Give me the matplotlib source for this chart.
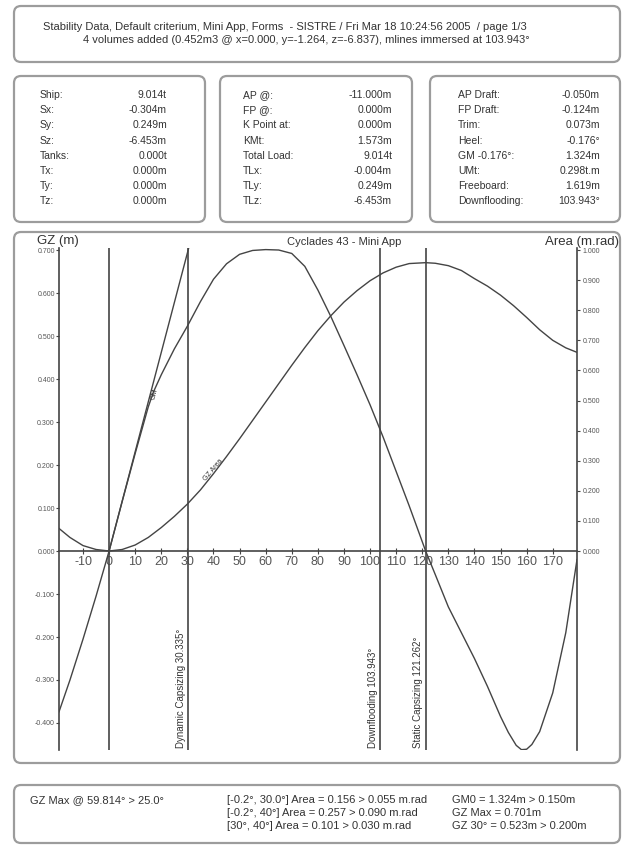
import matplotlib
matplotlib.use("Agg")
import matplotlib.pyplot as plt
from matplotlib.patches import FancyBboxPatch
import numpy as np

plt.rcParams['font.family'] = ['Liberation Sans', 'DejaVu Sans']

# --- data ---
gz_angles = [-19.2, -15, -10, -5, 0, 5, 10, 15, 17, 20, 25, 30, 35, 40, 45, 50, 55,
             60, 65, 70, 75, 80, 85, 90, 95, 100, 105, 110, 115, 121.3, 125, 130,
             135, 140, 145, 150, 153, 156, 158, 160, 162, 165, 170, 175, 179.3]
gz_values = [-0.374, -0.30, -0.205, -0.105, 0.0, 0.115, 0.227, 0.335, 0.37, 0.41,
             0.47, 0.523, 0.58, 0.632, 0.668, 0.69, 0.699, 0.701, 0.700, 0.692,
             0.662, 0.607, 0.545, 0.478, 0.41, 0.34, 0.265, 0.185, 0.105, 0.0,
             -0.055, -0.13, -0.19, -0.25, -0.315, -0.385, -0.422, -0.452, -0.462,
             -0.461, -0.45, -0.42, -0.33, -0.19, -0.02]

area_angles = [-19.2, -15, -10, -5, 0, 5, 10, 15, 20, 25, 30, 35, 40, 45, 50, 55,
               60, 65, 70, 75, 80, 85, 90, 95, 100, 105, 110, 115, 121.3, 125, 130,
               135, 140, 145, 150, 155, 160, 165, 170, 175, 179.3]
area_values = [0.075, 0.045, 0.018, 0.005, 0.0, 0.005, 0.02, 0.045, 0.078, 0.115,
               0.156, 0.203, 0.257, 0.314, 0.373, 0.434, 0.495, 0.556, 0.617, 0.676,
               0.732, 0.782, 0.827, 0.865, 0.898, 0.924, 0.943, 0.955, 0.958, 0.956,
               0.948, 0.932, 0.905, 0.88, 0.85, 0.815, 0.776, 0.735, 0.70, 0.675, 0.66]

gm_angles = [0, 57.3]
gm_values = [0, 1.324]

crit_angles = [30.335, 103.943, 121.262]
crit_labels = ["Dynamic Capsizing 30.335°", "Downflooding 103.943°",
               "Static Capsizing 121.262°"]

header_lines = [
    "Stability Data, Default criterium, Mini App, Forms  - SISTRE / Fri Mar 18 10:24:56 2005  / page 1/3",
    "4 volumes added (0.452m3 @ x=0.000, y=-1.264, z=-6.837), mlines immersed at 103.943°",
]
box1_labels = ["Ship:", "Sx:", "Sy:", "Sz:", "Tanks:", "Tx:", "Ty:", "Tz:"]
box1_values = ["9.014t", "-0.304m", "0.249m", "-6.453m", "0.000t", "0.000m", "0.000m", "0.000m"]
box2_labels = ["AP @:", "FP @:", "K Point at:", "KMt:", "Total Load:", "TLx:", "TLy:", "TLz:"]
box2_values = ["-11.000m", "0.000m", "0.000m", "1.573m", "9.014t", "-0.004m", "0.249m", "-6.453m"]
box3_labels = ["AP Draft:", "FP Draft:", "Trim:", "Heel:", "GM -0.176°:", "UMt:", "Freeboard:", "Downflooding:"]
box3_values = ["-0.050m", "-0.124m", "0.073m", "-0.176°", "1.324m", "0.298t.m", "1.619m", "103.943°"]

footer_left = ["GZ Max @ 59.814° > 25.0°"]
footer_mid = ["[-0.2°, 30.0°] Area = 0.156 > 0.055 m.rad",
              "[-0.2°, 40°] Area = 0.257 > 0.090 m.rad",
              "[30°, 40°] Area = 0.101 > 0.030 m.rad"]
footer_right = ["GM0 = 1.324m > 0.150m", "GZ Max = 0.701m", "GZ 30° = 0.523m > 0.200m"]

gz_ticks = np.round(np.arange(-0.4, 0.71, 0.1), 1)
area_ticks = np.round(np.arange(0.0, 1.01, 0.1), 1)
x_ticks = list(range(-10, 171, 10))

W, H = 631, 847
ink = "#333333"
line_col = "#444444"
edge = "#9c9c9c"

fig = plt.figure(figsize=(W / 100, H / 100), dpi=100)
fig.patch.set_facecolor("white")

# overlay in pixel coordinates for boxes and page text
page = fig.add_axes([0, 0, 1, 1], zorder=0)
page.set_xlim(0, W)
page.set_ylim(H, 0)
page.axis("off")


def box(x0, y0, x1, y1):
    page.add_patch(FancyBboxPatch((x0, y0), x1 - x0, y1 - y0,
                                  boxstyle="round,pad=0,rounding_size=7",
                                  fc="white", ec=edge, lw=1.6))


box(14, 6, 620, 62)
box(14, 76, 205, 222)
box(220, 76, 412, 222)
box(430, 76, 620, 222)
box(14, 232, 620, 763)
box(14, 785, 620, 843)

page.text(43, 27, header_lines[0], ha="left", va="center", fontsize=8, color=ink)
page.text(83, 40, header_lines[1], ha="left", va="center", fontsize=8, color=ink)

row_y = [95 + 15.2 * i for i in range(8)]
for labels, values, xl, xr in [(box1_labels, box1_values, 40, 167),
                               (box2_labels, box2_values, 243, 392),
                               (box3_labels, box3_values, 458, 600)]:
    for y, lab, val in zip(row_y, labels, values):
        page.text(xl, y, lab, ha="left", va="center", fontsize=7.5, color=ink)
        page.text(xr, y, val, ha="right", va="center", fontsize=7.5, color=ink)

foot_y = [800, 813, 826]
for y, s in zip(foot_y, footer_left):
    page.text(30, y, s, ha="left", va="center", fontsize=8, color=ink)
for y, s in zip(foot_y, footer_mid):
    page.text(227, y, s, ha="left", va="center", fontsize=8, color=ink)
for y, s in zip(foot_y, footer_right):
    page.text(452, y, s, ha="left", va="center", fontsize=8, color=ink)

page.text(37, 241, "GZ (m)", ha="left", va="center", fontsize=9.5, color=ink)
page.text(344, 242, "Cyclades 43 - Mini App", ha="center", va="center", fontsize=8, color=ink)
page.text(619, 242, "Area (m.rad)", ha="right", va="center", fontsize=9.5, color=ink)

# --- stability curve axes ---
ax = fig.add_axes([59 / W, 1 - 750 / H, 518 / W, 502 / H], zorder=1)
ax.patch.set_alpha(0)
ax.set_xlim(-19.2, 179.3)
ax.set_ylim(-0.4628, 0.7047)

ax.plot(gz_angles, gz_values, color=line_col, lw=1.0)
ax.plot(gm_angles, gm_values, color=line_col, lw=1.0)

ax.axvline(0, color=line_col, lw=1.2)
for a, lab in zip(crit_angles, crit_labels):
    ax.axvline(a, color=line_col, lw=1.2)
    ax.text(a - 0.8, -0.458, lab, rotation=90, ha="right", va="bottom",
            fontsize=7, color=ink)

ax.text(17.5, 0.365, "GM", rotation=75, ha="center", va="center", fontsize=5, color=ink)

for s in ["top", "right"]:
    ax.spines[s].set_visible(False)
ax.spines["left"].set_color(line_col)
ax.spines["left"].set_linewidth(1.2)
ax.spines["bottom"].set_position(("data", 0))
ax.spines["bottom"].set_color(line_col)
ax.spines["bottom"].set_linewidth(1.2)

ax.set_xticks(x_ticks)
ax.set_xticklabels([str(t) for t in x_ticks])
ax.tick_params(axis="x", direction="inout", length=5, width=0.8, colors=line_col,
               labelsize=9, labelcolor="#555555", pad=1)
ax.set_yticks(gz_ticks)
ax.set_yticklabels([f"{abs(t) if t == 0 else t:.3f}" for t in gz_ticks])
ax.tick_params(axis="y", direction="out", length=2, width=0.8, colors=line_col,
               labelsize=5, labelcolor="#555555", pad=1)

ax2 = ax.twinx()
ax2.set_ylim(-0.4628 / 0.7, 0.7047 / 0.7)
ax2.plot(area_angles, area_values, color=line_col, lw=1.0)
ax2.text(40, 0.27, "GZ Area", rotation=50, ha="center", va="center", fontsize=5, color=ink)
for s in ["top", "bottom", "left"]:
    ax2.spines[s].set_visible(False)
ax2.spines["right"].set_color(line_col)
ax2.spines["right"].set_linewidth(1.2)
ax2.set_yticks(area_ticks)
ax2.set_yticklabels([f"{t:.3f}" for t in area_ticks])
ax2.tick_params(axis="y", direction="out", length=2, width=0.8, colors=line_col,
                labelsize=5, labelcolor="#555555", pad=2)

fig.savefig("out.png", dpi=100, facecolor="white")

======

*YOUR GOAL*. Please take the lines from the beginning of the data above through the line holding "-0.461, -0.45, -0.42, -0.33, -0.19, -0.02]" and transcribe them exactly, without any pictures.

*CORRECT RESPONSE*.
Give me the matplotlib source for this chart.
import matplotlib
matplotlib.use("Agg")
import matplotlib.pyplot as plt
from matplotlib.patches import FancyBboxPatch
import numpy as np

plt.rcParams['font.family'] = ['Liberation Sans', 'DejaVu Sans']

# --- data ---
gz_angles = [-19.2, -15, -10, -5, 0, 5, 10, 15, 17, 20, 25, 30, 35, 40, 45, 50, 55,
             60, 65, 70, 75, 80, 85, 90, 95, 100, 105, 110, 115, 121.3, 125, 130,
             135, 140, 145, 150, 153, 156, 158, 160, 162, 165, 170, 175, 179.3]
gz_values = [-0.374, -0.30, -0.205, -0.105, 0.0, 0.115, 0.227, 0.335, 0.37, 0.41,
             0.47, 0.523, 0.58, 0.632, 0.668, 0.69, 0.699, 0.701, 0.700, 0.692,
             0.662, 0.607, 0.545, 0.478, 0.41, 0.34, 0.265, 0.185, 0.105, 0.0,
             -0.055, -0.13, -0.19, -0.25, -0.315, -0.385, -0.422, -0.452, -0.462,
             -0.461, -0.45, -0.42, -0.33, -0.19, -0.02]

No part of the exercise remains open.